> **What to work on**:
Could you output each line of the data that follows exactly?

> **Information provided**:
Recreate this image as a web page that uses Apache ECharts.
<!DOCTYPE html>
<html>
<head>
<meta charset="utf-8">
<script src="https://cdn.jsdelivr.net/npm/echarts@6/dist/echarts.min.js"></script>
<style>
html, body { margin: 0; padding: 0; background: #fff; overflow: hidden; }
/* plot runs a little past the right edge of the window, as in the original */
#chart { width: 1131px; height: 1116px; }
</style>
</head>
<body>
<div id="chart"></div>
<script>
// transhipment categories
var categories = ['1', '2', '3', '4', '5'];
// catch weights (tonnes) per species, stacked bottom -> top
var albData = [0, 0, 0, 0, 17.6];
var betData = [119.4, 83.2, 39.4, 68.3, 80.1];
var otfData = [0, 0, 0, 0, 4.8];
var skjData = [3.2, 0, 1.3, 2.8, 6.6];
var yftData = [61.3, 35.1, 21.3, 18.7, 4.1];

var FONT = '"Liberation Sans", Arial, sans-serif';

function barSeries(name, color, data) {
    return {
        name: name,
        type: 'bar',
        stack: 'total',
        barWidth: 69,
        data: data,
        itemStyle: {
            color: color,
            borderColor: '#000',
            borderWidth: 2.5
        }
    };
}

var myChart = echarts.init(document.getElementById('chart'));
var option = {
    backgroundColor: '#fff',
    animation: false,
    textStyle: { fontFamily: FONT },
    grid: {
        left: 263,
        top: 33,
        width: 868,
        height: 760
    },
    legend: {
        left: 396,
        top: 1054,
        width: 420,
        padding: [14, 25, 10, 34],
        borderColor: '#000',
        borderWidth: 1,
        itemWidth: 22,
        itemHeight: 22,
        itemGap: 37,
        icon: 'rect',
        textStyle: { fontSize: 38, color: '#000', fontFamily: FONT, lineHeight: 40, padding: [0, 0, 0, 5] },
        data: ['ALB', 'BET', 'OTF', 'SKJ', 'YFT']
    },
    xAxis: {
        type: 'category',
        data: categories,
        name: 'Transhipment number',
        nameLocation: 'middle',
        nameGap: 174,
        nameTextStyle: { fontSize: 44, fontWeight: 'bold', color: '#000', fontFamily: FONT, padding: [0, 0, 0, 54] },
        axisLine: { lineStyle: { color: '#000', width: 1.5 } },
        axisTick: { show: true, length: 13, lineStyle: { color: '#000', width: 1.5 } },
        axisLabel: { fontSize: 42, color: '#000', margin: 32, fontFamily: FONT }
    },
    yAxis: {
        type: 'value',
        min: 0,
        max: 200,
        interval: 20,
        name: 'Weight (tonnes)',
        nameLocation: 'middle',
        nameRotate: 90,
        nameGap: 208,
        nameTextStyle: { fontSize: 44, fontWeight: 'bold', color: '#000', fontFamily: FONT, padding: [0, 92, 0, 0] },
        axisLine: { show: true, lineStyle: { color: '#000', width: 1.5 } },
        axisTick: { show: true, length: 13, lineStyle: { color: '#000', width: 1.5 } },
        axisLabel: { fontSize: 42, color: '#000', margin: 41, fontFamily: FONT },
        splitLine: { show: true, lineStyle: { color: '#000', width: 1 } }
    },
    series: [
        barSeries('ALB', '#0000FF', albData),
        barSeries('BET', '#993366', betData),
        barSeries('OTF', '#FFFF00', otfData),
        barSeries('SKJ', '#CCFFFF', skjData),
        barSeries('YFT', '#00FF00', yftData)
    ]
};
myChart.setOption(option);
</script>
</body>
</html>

> **Expected output**:
Recreate this image as a web page that uses Apache ECharts.
<!DOCTYPE html>
<html>
<head>
<meta charset="utf-8">
<script src="https://cdn.jsdelivr.net/npm/echarts@6/dist/echarts.min.js"></script>
<style>
html, body { margin: 0; padding: 0; background: #fff; overflow: hidden; }
/* plot runs a little past the right edge of the window, as in the original */
#chart { width: 1131px; height: 1116px; }
</style>
</head>
<body>
<div id="chart"></div>
<script>
// transhipment categories
var categories = ['1', '2', '3', '4', '5'];
// catch weights (tonnes) per species, stacked bottom -> top
var albData = [0, 0, 0, 0, 17.6];
var betData = [119.4, 83.2, 39.4, 68.3, 80.1];
var otfData = [0, 0, 0, 0, 4.8];
var skjData = [3.2, 0, 1.3, 2.8, 6.6];
var yftData = [61.3, 35.1, 21.3, 18.7, 4.1];

var FONT = '"Liberation Sans", Arial, sans-serif';

function barSeries(name, color, data) {
    return {
        name: name,
        type: 'bar',
        stack: 'total',
        barWidth: 69,
        data: data,
        itemStyle: {
            color: color,
            borderColor: '#000',
            borderWidth: 2.5
        }
    };
}

var myChart = echarts.init(document.getElementById('chart'));
var option = {
    backgroundColor: '#fff',
    animation: false,
    textStyle: { fontFamily: FONT },
    grid: {
        left: 263,
        top: 33,
        width: 868,
        height: 760
    },
    legend: {
        left: 396,
        top: 1054,
        width: 420,
        padding: [14, 25, 10, 34],
        borderColor: '#000',
        borderWidth: 1,
        itemWidth: 22,
        itemHeight: 22,
        itemGap: 37,
        icon: 'rect',
        textStyle: { fontSize: 38, color: '#000', fontFamily: FONT, lineHeight: 40, padding: [0, 0, 0, 5] },
        data: ['ALB', 'BET', 'OTF', 'SKJ', 'YFT']
    },
    xAxis: {
        type: 'category',
        data: categories,
        name: 'Transhipment number',
        nameLocation: 'middle',
        nameGap: 174,
        nameTextStyle: { fontSize: 44, fontWeight: 'bold', color: '#000', fontFamily: FONT, padding: [0, 0, 0, 54] },
        axisLine: { lineStyle: { color: '#000', width: 1.5 } },
        axisTick: { show: true, length: 13, lineStyle: { color: '#000', width: 1.5 } },
        axisLabel: { fontSize: 42, color: '#000', margin: 32, fontFamily: FONT }
    },
    yAxis: {
        type: 'value',
        min: 0,
        max: 200,
        interval: 20,
        name: 'Weight (tonnes)',
        nameLocation: 'middle',
        nameRotate: 90,
        nameGap: 208,
        nameTextStyle: { fontSize: 44, fontWeight: 'bold', color: '#000', fontFamily: FONT, padding: [0, 92, 0, 0] },
        axisLine: { show: true, lineStyle: { color: '#000', width: 1.5 } },
        axisTick: { show: true, length: 13, lineStyle: { color: '#000', width: 1.5 } },
        axisLabel: { fontSize: 42, color: '#000', margin: 41, fontFamily: FONT },
        splitLine: { show: true, lineStyle: { color: '#000', width: 1 } }
    },
    series: [
        barSeries('ALB', '#0000FF', albData),
        barSeries('BET', '#993366', betData),
        barSeries('OTF', '#FFFF00', otfData),
        barSeries('SKJ', '#CCFFFF', skjData),
        barSeries('YFT', '#00FF00', yftData)
    ]
};
myChart.setOption(option);
</script>
</body>
</html>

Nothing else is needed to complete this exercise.